**** Data excerpt

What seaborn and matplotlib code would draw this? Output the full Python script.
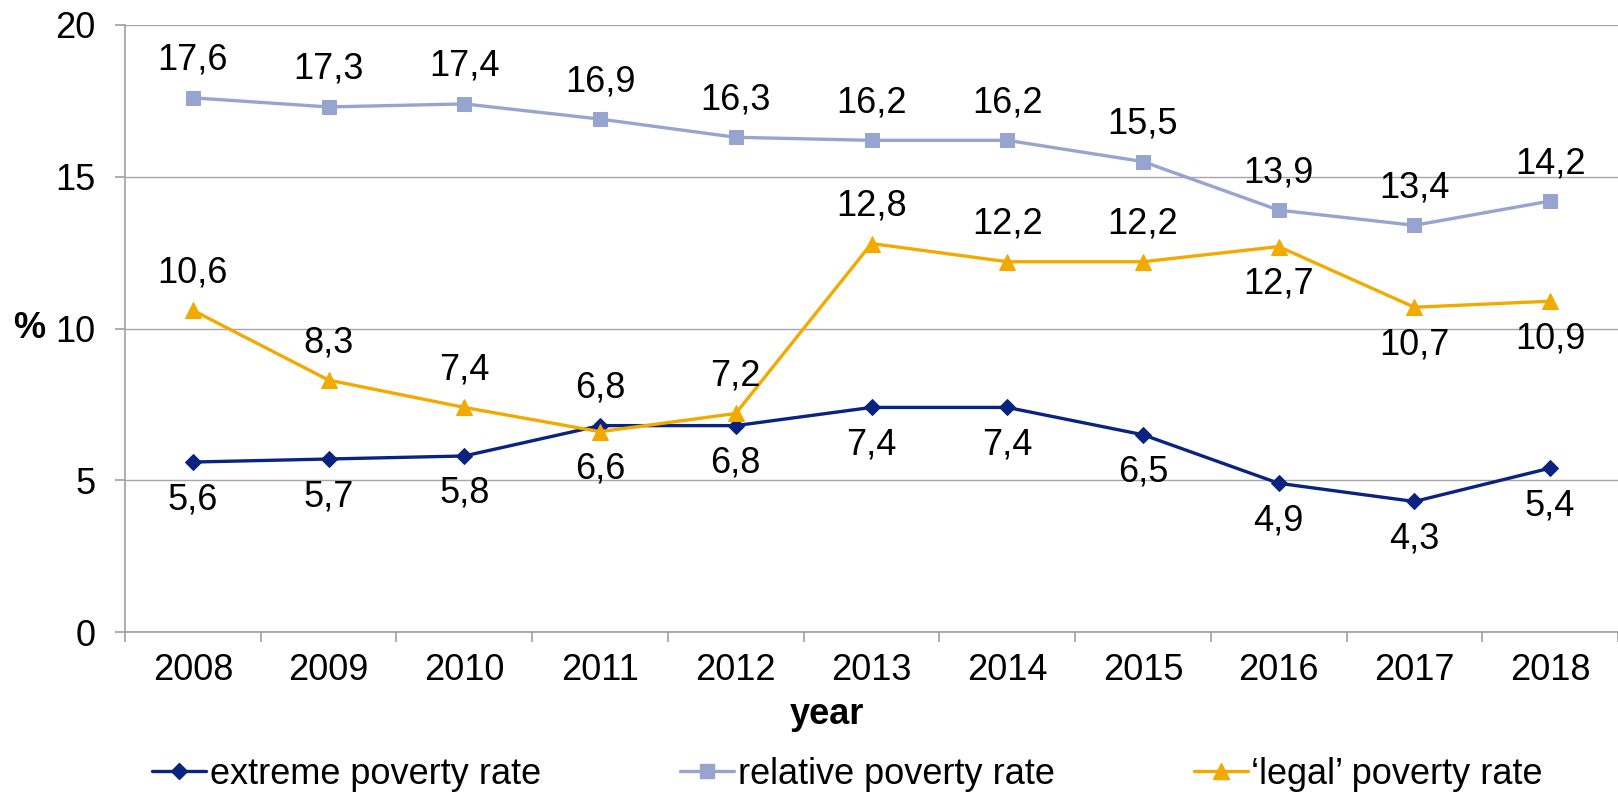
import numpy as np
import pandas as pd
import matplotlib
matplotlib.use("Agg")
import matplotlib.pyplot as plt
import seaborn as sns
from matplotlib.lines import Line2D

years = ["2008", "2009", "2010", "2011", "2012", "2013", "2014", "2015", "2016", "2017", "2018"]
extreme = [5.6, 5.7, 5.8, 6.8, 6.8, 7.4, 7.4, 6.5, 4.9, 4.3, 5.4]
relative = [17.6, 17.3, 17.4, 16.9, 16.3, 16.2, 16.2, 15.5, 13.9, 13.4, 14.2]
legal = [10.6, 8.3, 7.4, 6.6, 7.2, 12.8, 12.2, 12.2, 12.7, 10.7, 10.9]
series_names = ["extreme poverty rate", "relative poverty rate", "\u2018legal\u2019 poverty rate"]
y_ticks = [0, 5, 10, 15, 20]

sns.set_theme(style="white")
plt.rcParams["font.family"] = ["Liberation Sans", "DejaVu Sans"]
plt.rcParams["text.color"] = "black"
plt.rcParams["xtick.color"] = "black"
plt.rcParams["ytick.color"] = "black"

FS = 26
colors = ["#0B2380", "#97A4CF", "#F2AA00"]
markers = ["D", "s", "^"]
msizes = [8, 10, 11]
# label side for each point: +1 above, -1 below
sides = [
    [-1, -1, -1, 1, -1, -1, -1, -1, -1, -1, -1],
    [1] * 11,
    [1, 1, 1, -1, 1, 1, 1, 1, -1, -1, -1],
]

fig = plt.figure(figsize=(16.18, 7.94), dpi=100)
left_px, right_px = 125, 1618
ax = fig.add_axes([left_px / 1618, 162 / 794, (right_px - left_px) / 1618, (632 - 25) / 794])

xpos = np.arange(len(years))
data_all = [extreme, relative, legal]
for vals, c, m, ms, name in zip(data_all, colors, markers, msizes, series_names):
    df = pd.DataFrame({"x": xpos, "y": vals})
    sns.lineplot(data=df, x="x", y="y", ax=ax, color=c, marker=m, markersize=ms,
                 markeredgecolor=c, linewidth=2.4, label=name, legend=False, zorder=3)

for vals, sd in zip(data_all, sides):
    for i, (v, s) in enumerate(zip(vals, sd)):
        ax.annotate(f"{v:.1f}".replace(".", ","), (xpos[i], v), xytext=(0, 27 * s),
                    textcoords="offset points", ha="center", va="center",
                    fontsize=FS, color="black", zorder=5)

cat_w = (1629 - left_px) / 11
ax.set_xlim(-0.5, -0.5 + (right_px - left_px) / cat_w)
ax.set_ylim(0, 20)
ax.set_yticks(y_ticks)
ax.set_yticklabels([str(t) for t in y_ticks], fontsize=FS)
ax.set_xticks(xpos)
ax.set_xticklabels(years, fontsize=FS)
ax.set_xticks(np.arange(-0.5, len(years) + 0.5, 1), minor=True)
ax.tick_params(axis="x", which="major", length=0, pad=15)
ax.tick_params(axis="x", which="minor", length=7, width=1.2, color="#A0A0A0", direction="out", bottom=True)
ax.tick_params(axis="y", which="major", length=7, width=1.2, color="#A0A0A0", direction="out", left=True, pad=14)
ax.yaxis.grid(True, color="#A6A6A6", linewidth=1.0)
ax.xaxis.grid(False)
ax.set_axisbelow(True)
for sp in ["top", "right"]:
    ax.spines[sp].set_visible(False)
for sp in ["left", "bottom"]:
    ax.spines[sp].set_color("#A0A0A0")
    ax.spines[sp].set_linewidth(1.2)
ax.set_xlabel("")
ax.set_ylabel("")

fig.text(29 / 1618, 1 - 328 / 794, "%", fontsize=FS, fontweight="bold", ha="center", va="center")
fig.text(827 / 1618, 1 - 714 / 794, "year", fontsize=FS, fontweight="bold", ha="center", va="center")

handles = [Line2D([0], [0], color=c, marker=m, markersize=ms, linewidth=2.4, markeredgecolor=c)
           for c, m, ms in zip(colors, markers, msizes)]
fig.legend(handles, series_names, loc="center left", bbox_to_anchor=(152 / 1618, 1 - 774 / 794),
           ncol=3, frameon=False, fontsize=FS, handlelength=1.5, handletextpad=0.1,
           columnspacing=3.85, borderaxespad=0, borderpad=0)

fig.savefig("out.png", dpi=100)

********

What is being asked: Extract the full listing above verbatim; pictures are to be left out of the copy.

The answer:
What seaborn and matplotlib code would draw this? Output the full Python script.
import numpy as np
import pandas as pd
import matplotlib
matplotlib.use("Agg")
import matplotlib.pyplot as plt
import seaborn as sns
from matplotlib.lines import Line2D

years = ["2008", "2009", "2010", "2011", "2012", "2013", "2014", "2015", "2016", "2017", "2018"]
extreme = [5.6, 5.7, 5.8, 6.8, 6.8, 7.4, 7.4, 6.5, 4.9, 4.3, 5.4]
relative = [17.6, 17.3, 17.4, 16.9, 16.3, 16.2, 16.2, 15.5, 13.9, 13.4, 14.2]
legal = [10.6, 8.3, 7.4, 6.6, 7.2, 12.8, 12.2, 12.2, 12.7, 10.7, 10.9]
series_names = ["extreme poverty rate", "relative poverty rate", "\u2018legal\u2019 poverty rate"]
y_ticks = [0, 5, 10, 15, 20]

sns.set_theme(style="white")
plt.rcParams["font.family"] = ["Liberation Sans", "DejaVu Sans"]
plt.rcParams["text.color"] = "black"
plt.rcParams["xtick.color"] = "black"
plt.rcParams["ytick.color"] = "black"

FS = 26
colors = ["#0B2380", "#97A4CF", "#F2AA00"]
markers = ["D", "s", "^"]
msizes = [8, 10, 11]
# label side for each point: +1 above, -1 below
sides = [
    [-1, -1, -1, 1, -1, -1, -1, -1, -1, -1, -1],
    [1] * 11,
    [1, 1, 1, -1, 1, 1, 1, 1, -1, -1, -1],
]

fig = plt.figure(figsize=(16.18, 7.94), dpi=100)
left_px, right_px = 125, 1618
ax = fig.add_axes([left_px / 1618, 162 / 794, (right_px - left_px) / 1618, (632 - 25) / 794])

xpos = np.arange(len(years))
data_all = [extreme, relative, legal]
for vals, c, m, ms, name in zip(data_all, colors, markers, msizes, series_names):
    df = pd.DataFrame({"x": xpos, "y": vals})
    sns.lineplot(data=df, x="x", y="y", ax=ax, color=c, marker=m, markersize=ms,
                 markeredgecolor=c, linewidth=2.4, label=name, legend=False, zorder=3)

for vals, sd in zip(data_all, sides):
    for i, (v, s) in enumerate(zip(vals, sd)):
        ax.annotate(f"{v:.1f}".replace(".", ","), (xpos[i], v), xytext=(0, 27 * s),
                    textcoords="offset points", ha="center", va="center",
                    fontsize=FS, color="black", zorder=5)

cat_w = (1629 - left_px) / 11
ax.set_xlim(-0.5, -0.5 + (right_px - left_px) / cat_w)
ax.set_ylim(0, 20)
ax.set_yticks(y_ticks)
ax.set_yticklabels([str(t) for t in y_ticks], fontsize=FS)
ax.set_xticks(xpos)
ax.set_xticklabels(years, fontsize=FS)
ax.set_xticks(np.arange(-0.5, len(years) + 0.5, 1), minor=True)
ax.tick_params(axis="x", which="major", length=0, pad=15)
ax.tick_params(axis="x", which="minor", length=7, width=1.2, color="#A0A0A0", direction="out", bottom=True)
ax.tick_params(axis="y", which="major", length=7, width=1.2, color="#A0A0A0", direction="out", left=True, pad=14)
ax.yaxis.grid(True, color="#A6A6A6", linewidth=1.0)
ax.xaxis.grid(False)
ax.set_axisbelow(True)
for sp in ["top", "right"]:
    ax.spines[sp].set_visible(False)
for sp in ["left", "bottom"]:
    ax.spines[sp].set_color("#A0A0A0")
    ax.spines[sp].set_linewidth(1.2)
ax.set_xlabel("")
ax.set_ylabel("")

fig.text(29 / 1618, 1 - 328 / 794, "%", fontsize=FS, fontweight="bold", ha="center", va="center")
fig.text(827 / 1618, 1 - 714 / 794, "year", fontsize=FS, fontweight="bold", ha="center", va="center")

handles = [Line2D([0], [0], color=c, marker=m, markersize=ms, linewidth=2.4, markeredgecolor=c)
           for c, m, ms in zip(colors, markers, msizes)]
fig.legend(handles, series_names, loc="center left", bbox_to_anchor=(152 / 1618, 1 - 774 / 794),
           ncol=3, frameon=False, fontsize=FS, handlelength=1.5, handletextpad=0.1,
           columnspacing=3.85, borderaxespad=0, borderpad=0)

fig.savefig("out.png", dpi=100)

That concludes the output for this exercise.